__EXERCISE TASK__.
Show every line below where "with" can be found.

= = = = =

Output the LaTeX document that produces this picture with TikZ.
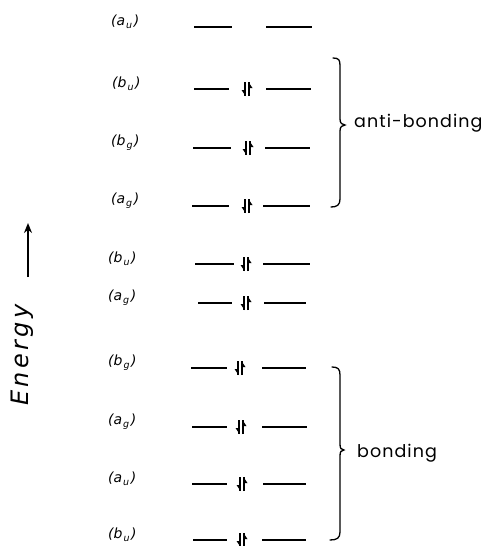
\documentclass[tikz,border=0pt]{standalone}
\usepackage{fontspec}
\setmainfont{Poppins}[LetterSpace=6]
\newfontfamily\labfont{DejaVu Sans}
\newfontfamily\enfont{DejaVu Sans}[LetterSpace=14]
\usetikzlibrary{arrows.meta}
\tikzset{
  level/.style={line width=1.4pt},
  lab/.style={font=\labfont\itshape\fontsize{14}{14}\selectfont, anchor=west, inner sep=0pt},
  brace/.style={line width=1.3pt, line cap=round},
  grp/.style={font=\fontsize{17.5}{17.5}\selectfont, anchor=west, inner sep=0pt},
}
\newcommand{\mylab}[2]{(#1\kern1pt\raisebox{-3pt}{\fontsize{9.5}{9.5}\selectfont #2}\kern1.5pt)}
\newcommand{\elpair}[2]{%
  \draw[line width=1.6pt] (#1-2.2,#2-7) -- (#1-2.2,#2+7);
  \fill (#1-1.4,#2+7) -- (#1-5.5,#2+1) -- (#1-1.4,#2+1) -- cycle;
  \draw[line width=1.6pt] (#1+2.2,#2+7) -- (#1+2.2,#2-7);
  \fill (#1+1.4,#2-7) -- (#1+5.5,#2-1) -- (#1+1.4,#2-1) -- cycle;
}
\begin{document}
\begin{tikzpicture}[x=1pt,y=-1pt]
\useasboundingbox (0,0) rectangle (490,546);
% levels: y, left x1, left x2, right x1, right x2
\foreach \y/\a/\b/\c/\d [count=\i] in {27/194/232/266/312, 89/194/229/266/311, 148/193/231/265/310, 206/192/229/263/310, 264/195/234/263/310, 303/198/232/264/306, 368/191/227/262/306, 427/192/227/262/307, 484/192/227/263/306, 540/193/227/262/306}{
  \draw[level] (\a,\y) -- (\b,\y);
  \draw[level] (\c,\y) -- (\d,\y);
}
% electron pairs
\foreach \x/\y in {247/89, 248/148, 247/206, 246/264, 246/303, 240/368, 241/427, 242/484, 242/540}{
  \elpair{\x}{\y}
}
% labels
\node[lab] (l1) at (111,22) {\mylab{a}{u}};
\node[lab] (l2) at (112,84) {\mylab{b}{u}};
\node[lab] (l3) at (111,143) {\mylab{b}{g}};
\node[lab] (l4) at (111,201) {\mylab{a}{g}};
\node[lab] (l5) at (108,259) {\mylab{b}{u}};
\node[lab] (l6) at (108,298) {\mylab{a}{g}};
\node[lab] (l7) at (108,363) {\mylab{b}{g}};
\node[lab] (l8) at (108,422) {\mylab{a}{g}};
\node[lab] (l9) at (108,479) {\mylab{a}{u}};
\node[lab] (l10) at (108,535) {\mylab{b}{u}};
% braces
\draw[brace] (333,58) .. controls (339,58) and (340,60) .. (340,66) -- (340,119)
  .. controls (340,123) and (342,125) .. (345,125)
  .. controls (342,125) and (340,127) .. (340,131) -- (340,199)
  .. controls (340,205) and (337,207) .. (331,207);
\draw[brace] (332,367) .. controls (338,367) and (340,369) .. (340,375) -- (340,444)
  .. controls (340,448) and (341,450) .. (344,450)
  .. controls (341,450) and (340,452) .. (340,456) -- (340,532)
  .. controls (340,538) and (337,540) .. (330,540);
\node[grp] (ab) at (354,123) {anti-bonding};
\node[grp] (bo) at (357,453) {bonding};
% energy axis
\coordinate (ebot) at (28,277);
\coordinate (etop) at (28,223);
\draw[line width=2pt, -{Stealth[length=10pt,width=8pt]}] (ebot) -- (etop);
\node[rotate=90, font=\enfont\itshape\fontsize{24}{24}\selectfont, inner sep=0pt] (en) at (22,355) {Energy};
\end{tikzpicture}
\end{document}
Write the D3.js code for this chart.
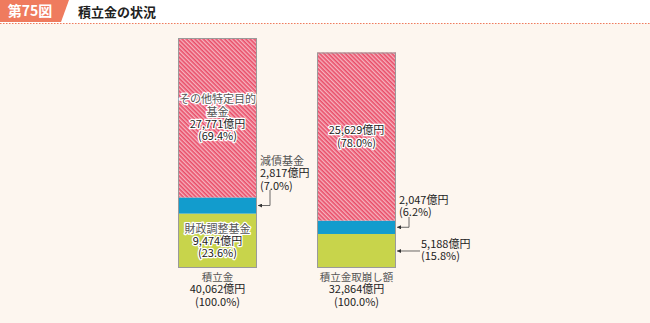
<!DOCTYPE html>
<html><head><meta charset="utf-8">
<script src="https://cdn.jsdelivr.net/npm/d3@7"></script>
<style>
html,body{margin:0;padding:0;background:#fdf6ef;}
svg{display:block;font-family:"Noto Sans CJK JP","Noto Sans",sans-serif;}
.halo{paint-order:stroke;stroke:#fff;stroke-width:2.6px;stroke-linejoin:round;}
</style></head>
<body>
<script>
// ---- data ----
const barNames = ["積立金", "積立金取崩し額"];
const barTotals = ["40,062億円", "32,864億円"];
const segmentNames = ["財政調整基金", "減債基金", "その他特定目的基金"];
const valuesReserve = [9474, 2817, 27771];
const valuesDrawdown = [5188, 2047, 25629];
const pctReserve = ["23.6%", "7.0%", "69.4%"];
const pctDrawdown = ["15.8%", "6.2%", "78.0%"];
const figLabel = "第75図";
const title = "積立金の状況";

const W = 650, H = 323;
const svg = d3.select("body").append("svg").attr("width", W).attr("height", H);

// defs: hatch
const defs = svg.append("defs");
const pat = defs.append("pattern").attr("id", "hatch").attr("patternUnits", "userSpaceOnUse")
  .attr("width", 3).attr("height", 3).attr("patternTransform", "rotate(45)");
pat.append("rect").attr("width", 3).attr("height", 3).attr("fill", "#f6b3bf");
pat.append("rect").attr("width", 3).attr("height", 1.6).attr("fill", "#e94d68");
defs.append("marker").attr("id", "arr").attr("viewBox", "0 0 6 6").attr("refX", 6).attr("refY", 3)
  .attr("markerWidth", 5).attr("markerHeight", 5).attr("orient", "auto")
  .append("path").attr("d", "M0,0 L6,3 L0,6 Z").attr("fill", "#333");

// header
svg.append("rect").attr("x", 0).attr("y", 0).attr("width", W).attr("height", 23).attr("fill", "#ffffff");
svg.append("path").attr("d", "M0,0 L69,0 L61,22 L0,22 Z").attr("fill", "#ef7b5e");
svg.append("text").attr("x", 30).attr("y", 16).attr("text-anchor", "middle")
  .attr("font-size", 14).attr("font-weight", "bold").attr("fill", "#fff").text(figLabel);
svg.append("text").attr("x", 78).attr("y", 16.5)
  .attr("font-size", 13).attr("font-weight", "bold").attr("fill", "#222").text(title);
svg.append("line").attr("x1", 0).attr("x2", W).attr("y1", 23.5).attr("y2", 23.5)
  .attr("stroke", "#ef7b5e").attr("stroke-width", 1).attr("stroke-dasharray", "1.5,1.5");

const colors = ["#c8d44b", "#129ccd", "url(#hatch)"];
const x = d3.scaleBand().domain(barNames).range([178, 396]).paddingInner(60 / 139).paddingOuter(0);
const bottom = 268;
const bars = [
  {name: barNames[0], vals: valuesReserve, pcts: pctReserve, total: barTotals[0], top: 38},
  {name: barNames[1], vals: valuesDrawdown, pcts: pctDrawdown, total: barTotals[1], top: 52.5}
];

function labelText(g, xPos, yPos, lines, anchor, halo) {
  const t = g.append("text").attr("text-anchor", anchor).attr("font-size", 11);
  lines.forEach((l, i) => {
    t.append("tspan").attr("x", xPos).attr("y", yPos + i * 12.3)
      .attr("font-size", l.size || 11).attr("fill", l.c || "#222")
      .attr("class", halo ? "halo" : null).text(l.t);
  });
}

bars.forEach((b, bi) => {
  const sum = d3.sum(b.vals);
  const y = d3.scaleLinear().domain([0, sum]).range([bottom, b.top]);
  const x0 = x(b.name), bw = x.bandwidth();
  let cum = 0;
  const segs = b.vals.map((v, i) => { const s = {i, y0: cum, y1: cum + v}; cum += v; return s; });
  const g = svg.append("g");
  g.selectAll("rect.seg").data(segs).join("rect").attr("class", "seg")
    .attr("x", x0).attr("width", bw)
    .attr("y", d => y(d.y1)).attr("height", d => y(d.y0) - y(d.y1))
    .attr("fill", d => colors[d.i]);
  g.append("rect").attr("x", x0 + 0.5).attr("y", b.top + 0.5).attr("width", bw - 1).attr("height", bottom - b.top - 1)
    .attr("fill", "none").attr("stroke", "#9a9a9a").attr("stroke-width", 1);
  const cx = x0 + bw / 2, right = x0 + bw;
  const gy = s => y((s.y0 + s.y1) / 2);
  // pink label
  const pinkLines = bi === 0
    ? [{t: "その他特定目的", c: "#555"}, {t: "基金", c: "#555"}, {t: b.vals[2].toLocaleString("en-US") + "億円"}, {t: "(" + b.pcts[2] + ")"}]
    : [{t: b.vals[2].toLocaleString("en-US") + "億円"}, {t: "(" + b.pcts[2] + ")"}];
  labelText(g, cx, gy(segs[2]) - (pinkLines.length - 1) * 6.15 + 4, pinkLines, "middle", true);
  // green
  const green = segs[0];
  if (bi === 0) {
    labelText(g, cx, gy(green) - 12.3 + 4, [{t: "財政調整基金", c: "#555"}, {t: b.vals[0].toLocaleString("en-US") + "億円"}, {t: "(" + b.pcts[0] + ")"}], "middle", true);
  } else {
    const ay = gy(green);
    g.append("line").attr("x1", right + 24).attr("x2", right + 1).attr("y1", ay).attr("y2", ay)
      .attr("stroke", "#444").attr("stroke-width", 0.8).attr("marker-end", "url(#arr)");
    labelText(g, right + 25, ay - 3, [{t: b.vals[0].toLocaleString("en-US") + "億円"}, {t: "(" + b.pcts[0] + ")"}], "start", false);
  }
  // blue
  const blue = segs[1];
  const by = gy(blue);
  if (bi === 0) {
    labelText(g, right + 3, 165, [{t: "減債基金", c: "#555"}, {t: b.vals[1].toLocaleString("en-US") + "億円"}, {t: "(" + b.pcts[1] + ")"}], "start", false);
    g.append("path").attr("d", `M${right + 13},190 V${by} H${right + 1}`).attr("fill", "none")
      .attr("stroke", "#444").attr("stroke-width", 0.8).attr("marker-end", "url(#arr)");
  } else {
    labelText(g, right + 3, 204, [{t: b.vals[1].toLocaleString("en-US") + "億円"}, {t: "(" + b.pcts[1] + ")"}], "start", false);
    g.append("path").attr("d", `M${right + 13},217 V${by} H${right + 1}`).attr("fill", "none")
      .attr("stroke", "#444").attr("stroke-width", 0.8).attr("marker-end", "url(#arr)");
  }
  // bottom labels
  labelText(g, cx, 281, [{t: b.name, c: "#555", size: 10.5}, {t: b.total}, {t: "(100.0%)"}], "middle", false);
});
</script>
</body></html>
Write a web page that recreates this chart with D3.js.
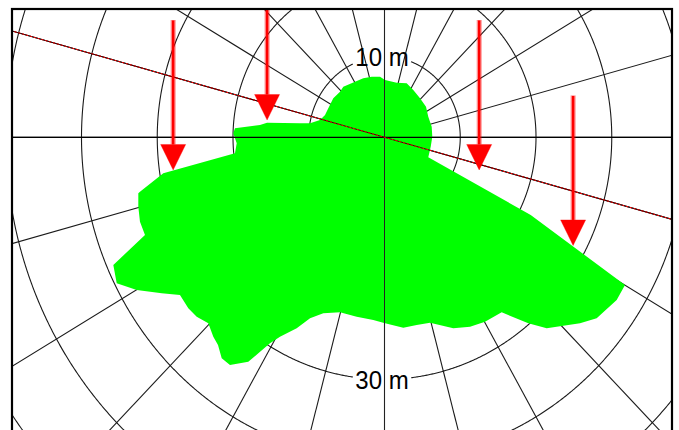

= = = = =

__EXERCISE OUTPUT__.
Output the LaTeX document that produces this picture with TikZ.
Write a web page that recreates this chart with D3.js.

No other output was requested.